16 July 2020

  • Chicago values are mixed at midday with corn/soybeans firm, while the wheat market sags on diminished fund buying. Spread unwinding has been the morning’s feature with wheat/corn and soybean/corn spreads being exited.
  • The volume of trade is average, but few end users desire to chase corn/ soybean markets higher amid favourable Central US weather. And US farmers are more willing sellers of stored old crop grain now that more regular rains are making their new crops. Sweeping bins is something that farmers will be engaged in to prepare for a large coming new crop. We anticipate a mixed close with December corn and November soybeans up against resistance at $3.39 and $8.95-9.05, respectively.
  • FAS confirmed the China booked 522,000 my of US soybeans with another were 351,000 mt sold to an unknown destination (thought to be China).

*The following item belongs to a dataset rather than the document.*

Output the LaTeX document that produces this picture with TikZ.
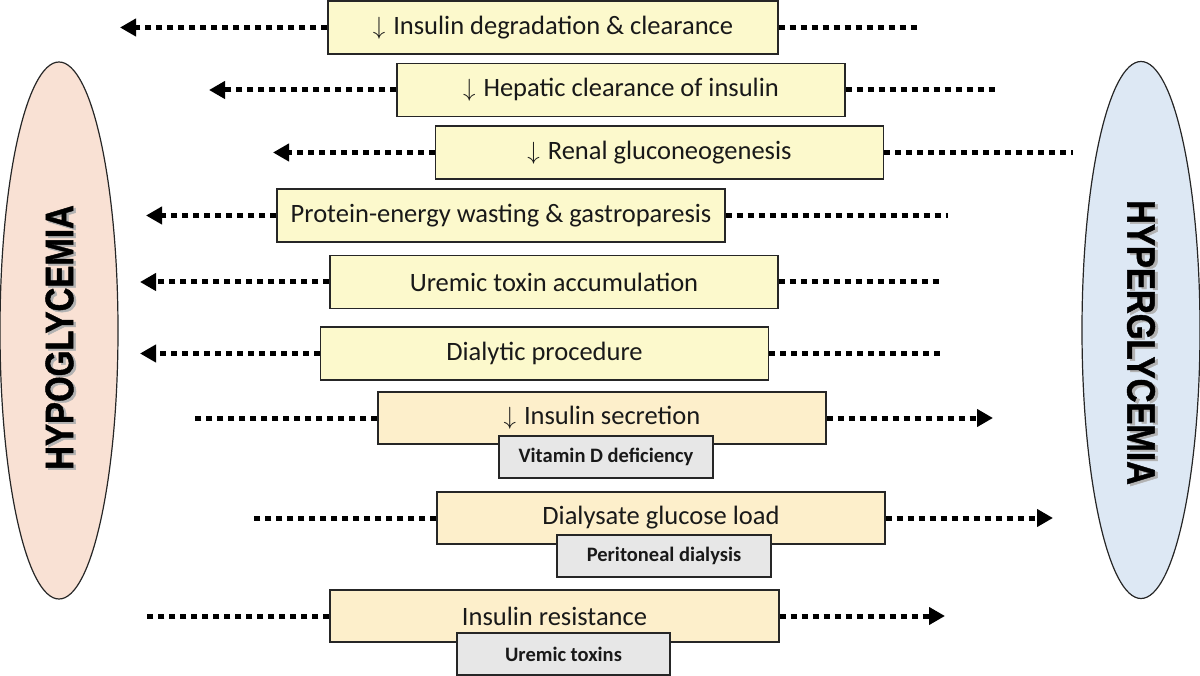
\documentclass[tikz,border=0pt]{standalone}
\usepackage{fontspec}
\setmainfont{Carlito}
\newfontfamily\headfont[FakeBold=1.2]{Liberation Sans Bold}
\usetikzlibrary{arrows.meta,shapes.geometric}
\definecolor{boxyellow}{HTML}{FCF9CC}
\definecolor{boxpeach}{HTML}{FDEFCB}
\definecolor{boxgray}{HTML}{E7E7E7}
\definecolor{hypofill}{HTML}{F9E1D4}
\definecolor{hyperfill}{HTML}{DDE8F4}
\newcommand{\dnarr}{$\downarrow$\hspace{0.3em}}
\begin{document}
\begin{tikzpicture}[x=1pt,y=-1pt,
 box/.style={draw=black!85, line width=1.2pt, minimum width=448pt, minimum height=53pt, inner sep=0pt, font=\fontsize{26.5}{30}\selectfont, text=black!90},
 ybox/.style={box, fill=boxyellow},
 pbox/.style={box, fill=boxpeach},
 gbox/.style={draw=black!85, line width=1.2pt, fill=boxgray, minimum width=214pt, minimum height=42pt, inner sep=0pt, font=\fontsize{20.5}{24}\selectfont\bfseries, text=black!90},
 dotline/.style={line width=5pt, dash pattern=on 6pt off 5pt},
 tipped/.style={-{Triangle[length=16pt 0 0, width=17pt 0 0]}},
 oval/.style={ellipse, draw=black!85, line width=1.2pt, minimum width=118pt, minimum height=537pt, inner sep=0pt},
 headtext/.style={font=\headfont\fontsize{33}{36}\selectfont, inner sep=0pt},
 ]
\useasboundingbox (0,0) rectangle (1200,676);

% ellipses
\node[oval, fill=hypofill] (hypo) at (59,330.5) {};
\node[oval, fill=hyperfill] (hyper) at (1141,330) {};
\node[headtext, rotate=90, text=black!30] (hyposh) at (62,339.5) {\scalebox{1}[1.2]{HYPOGLYCEMIA}};
\node[headtext, rotate=90] (hypotext) at (59.5,337.5) {\scalebox{1}[1.2]{HYPOGLYCEMIA}};
\node[headtext, rotate=-90, text=black!30] (hypersh) at (1144,344.5) {\scalebox{1}[1.2]{HYPERGLYCEMIA}};
\node[headtext, rotate=-90] (hypertext) at (1141,342.5) {\scalebox{1}[1.2]{HYPERGLYCEMIA}};

% main boxes
\node[ybox, minimum width=450pt] (b1) at (553,27.5) {\dnarr Insulin degradation \& clearance};
\node[ybox] (b2) at (621,90) {\dnarr Hepatic clearance of insulin};
\node[ybox] (b3) at (659.5,152.5) {\dnarr Renal gluconeogenesis};
\node[ybox] (b4) at (501,215.5) {Protein-energy wasting \& gastroparesis};
\node[ybox] (b5) at (554,282) {Uremic toxin accumulation};
\node[ybox] (b6) at (544.5,353.5) {Dialytic procedure};
\node[pbox, minimum height=52pt] (b7) at (602,418) {\dnarr Insulin secretion};
\node[pbox, minimum height=52pt] (b8) at (661,518) {Dialysate glucose load};
\node[pbox, minimum height=52pt, minimum width=449pt] (b9) at (554.5,616) {Insulin resistance};

% small boxes
\node[gbox] (s7) at (606,457) {Vitamin D deficiency};
\node[gbox] (s8) at (664,556) {Peritoneal dialysis};
\node[gbox, minimum width=213pt] (s9) at (563.5,654) {Uremic toxins};

% free ends
\coordinate (l1) at (120,27.5);   \coordinate (r1) at (920,27.5);
\coordinate (l2) at (209,90);     \coordinate (r2) at (998,90);
\coordinate (l3) at (273,152.5);  \coordinate (r3) at (1073,152.5);
\coordinate (l4) at (146,215.5);  \coordinate (r4) at (948,215.5);
\coordinate (l5) at (140,282);    \coordinate (r5) at (940,282);
\coordinate (l6) at (140,353.5);  \coordinate (r6) at (940,353.5);
\coordinate (l7) at (193,418);    \coordinate (r7) at (993,418);
\coordinate (l8) at (253,518);    \coordinate (r8) at (1053,518);
\coordinate (l9) at (146,616);    \coordinate (r9) at (945,616);

% connectors
\foreach \i in {1,...,6}{
  \draw[dotline, tipped] (b\i.west) -- (l\i);
  \draw[dotline] (b\i.east) -- (r\i);
}
\foreach \i in {7,8,9}{
  \draw[dotline] (b\i.west) -- (l\i);
  \draw[dotline, tipped] (b\i.east) -- (r\i);
}
\end{tikzpicture}
\end{document}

Of the total, 197,000 my was for old crop with the remainder for new crop. China has become a much more regular soybean buyer this week, and the hope is that China will continue to book 1.5-1.7 million mt/weekly going forward. Exporters report that China continues to seek additional US soybeans, while interest in wheat, corn, and soyoil appears to have temporarily abated.

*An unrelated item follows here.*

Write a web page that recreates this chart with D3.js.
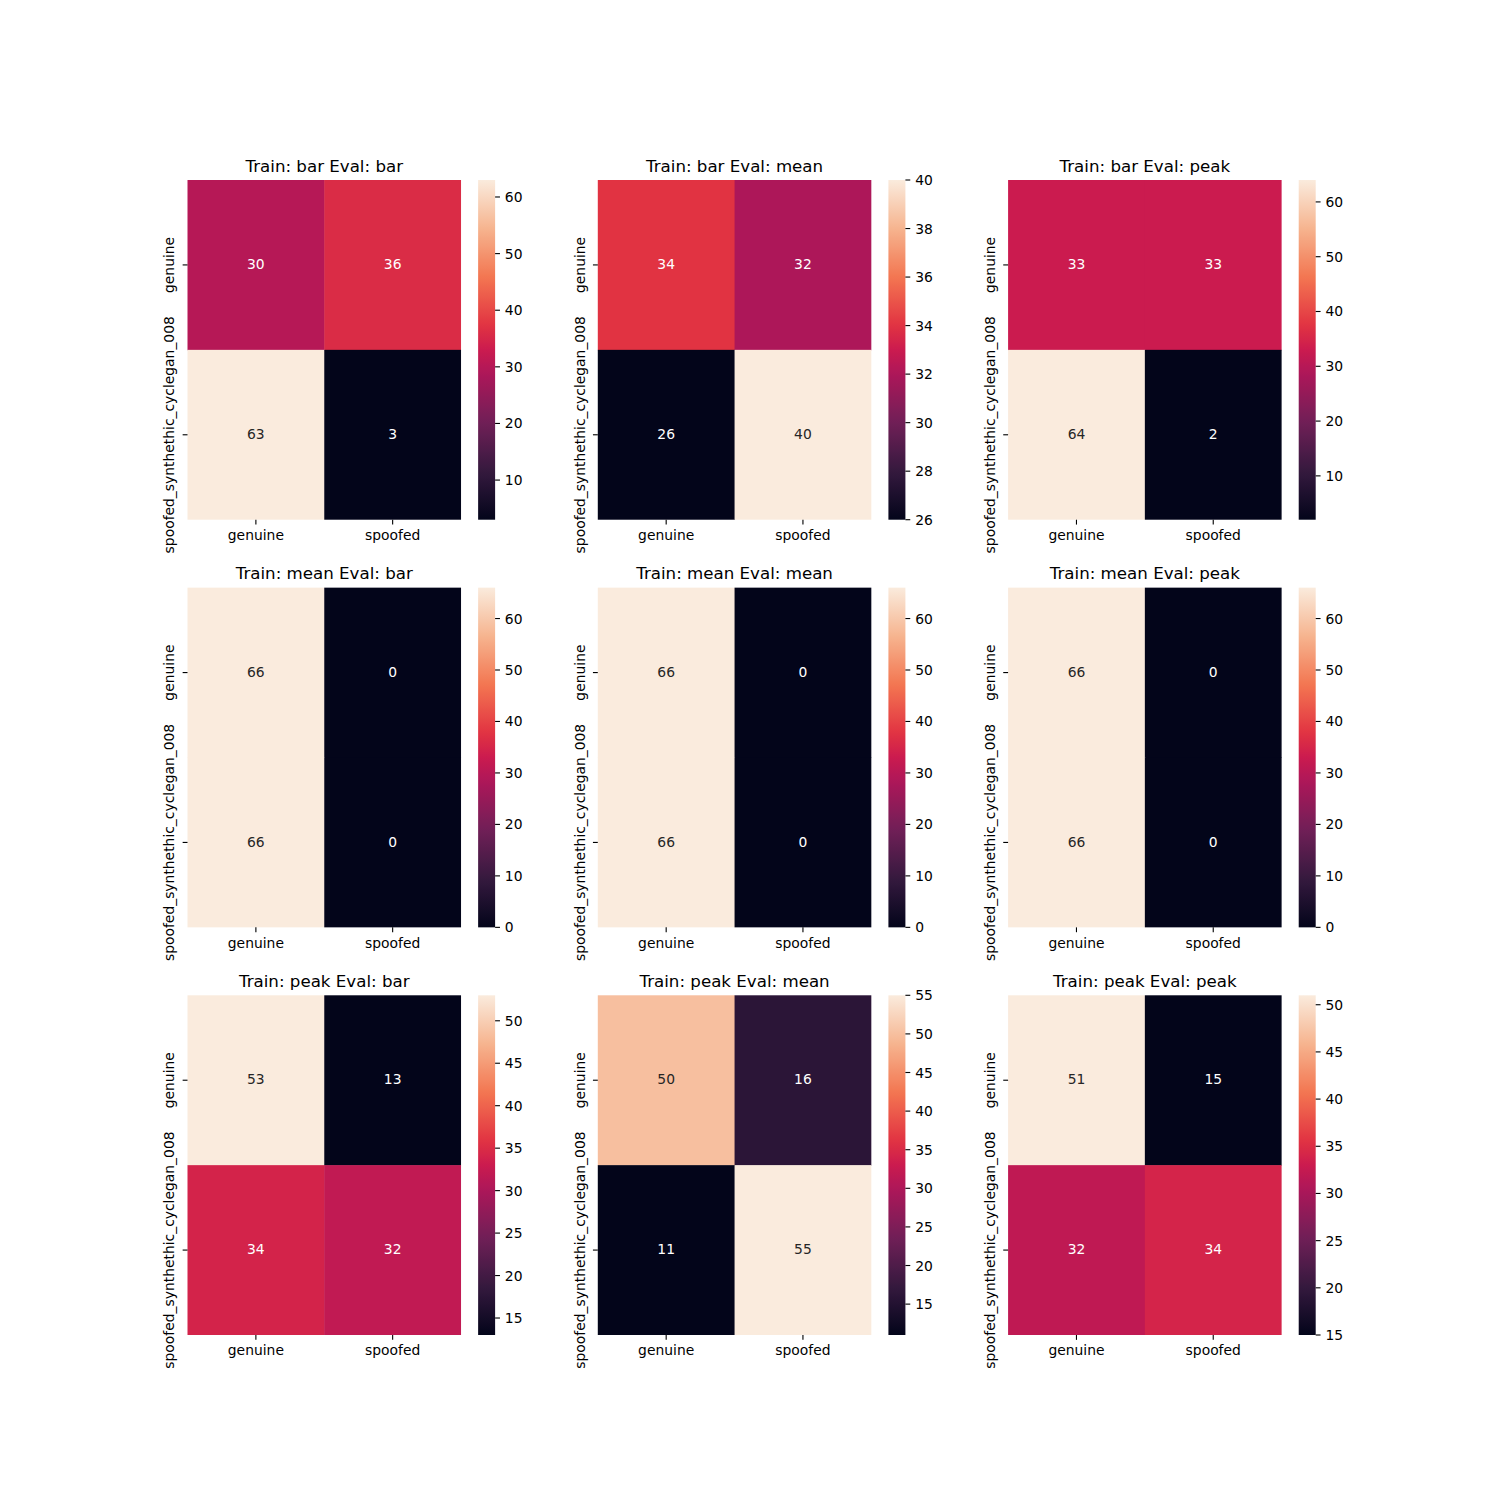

  • Chicago brokers estimate that funds have bought 9,700 contracts of corn and 5,700 contracts of soybeans, while selling 6,600 contracts of wheat. Funds have bought 4,300 contracts ofsoyoil and 2,100 contracts of soymeal.
  • US weekly export sales for the week ending July 9 were; 28.1 million bu of wheat, 38.6 million bu of old crop and 25.8 million bu of new crop corn, and 11.5 million bu of old crop soybeans and 28.2 million bu of new crop. The corn and soybean sales totals were large, and they will be big again next week following daily announcements this week to China.
  • On a known basis, China has now booked 2.1 million mt of old and 1.8 million of new crop corn. Adding in this week’s daily sales announcements, China has secured around 5.8 million mt of US corn in both crop years combined. Based on poor 2019 crop quality, we would suspect that 1 million mt of the US the old crop corn sale could get rolled forward to new crop. This means that China has nearly booked 5.0 million mt of 2020/21 US corn or 196 million bu. In terms of yield, this works out to 2.3 bushels/acre of the 2020 US corn crop. China has only shipped out 16.6 million bu of 84 million of old crop purchases. Between the US and Ukraine, China has fulfilled its TRQ corn purchase commitment for 2020.
  • The UN is warning of a knock-on impact of Covid-19 with falls in demand that could result in sharp falls in grain/food values. Egypt’s GASC wheat tender secured less than desired tonnages as credit was not available to make the full purchase. Outside of China, world commodity demand is in fast retreat.
  • Warm/wet is the GFS weather forecast over the next 14 days with the jet stream sagging further southward. The sagging jet stream allows temperatures to be slightly cooler (vs the overnight run) while providing a daily chance of Midwest/Plains rainfall. The 10-day rainfall outlook suggests that any heavy rain is focused across the Central and Southern Midwest. A front will hold across this area and became the focal point for frequent showers/storms. The regular rain along with modification in temperatures favours reproducing corn/soy crops. Crop condition ratings are expected to start rising again coming weeks. The 10-15 day forecast offers no extreme heat with ongoing rain. Midwest high temperatures hold in the 80′s to lower 90′s.
  • The wheat market did not like that China did not show up as a buyer for 2 cargoes of US SRW wheat in the sales report. Soybean futures are firm on new fund buying while corn is supported by wheat/corn spread unwinding. The Central US weather forecast is warm/wet which favours yield. The long-range NOAA weather forecast did not offer any real concern for August rainfall or temperatures. Record US corn/soy yields are possible. We remain bearish amid large supplies/stocks.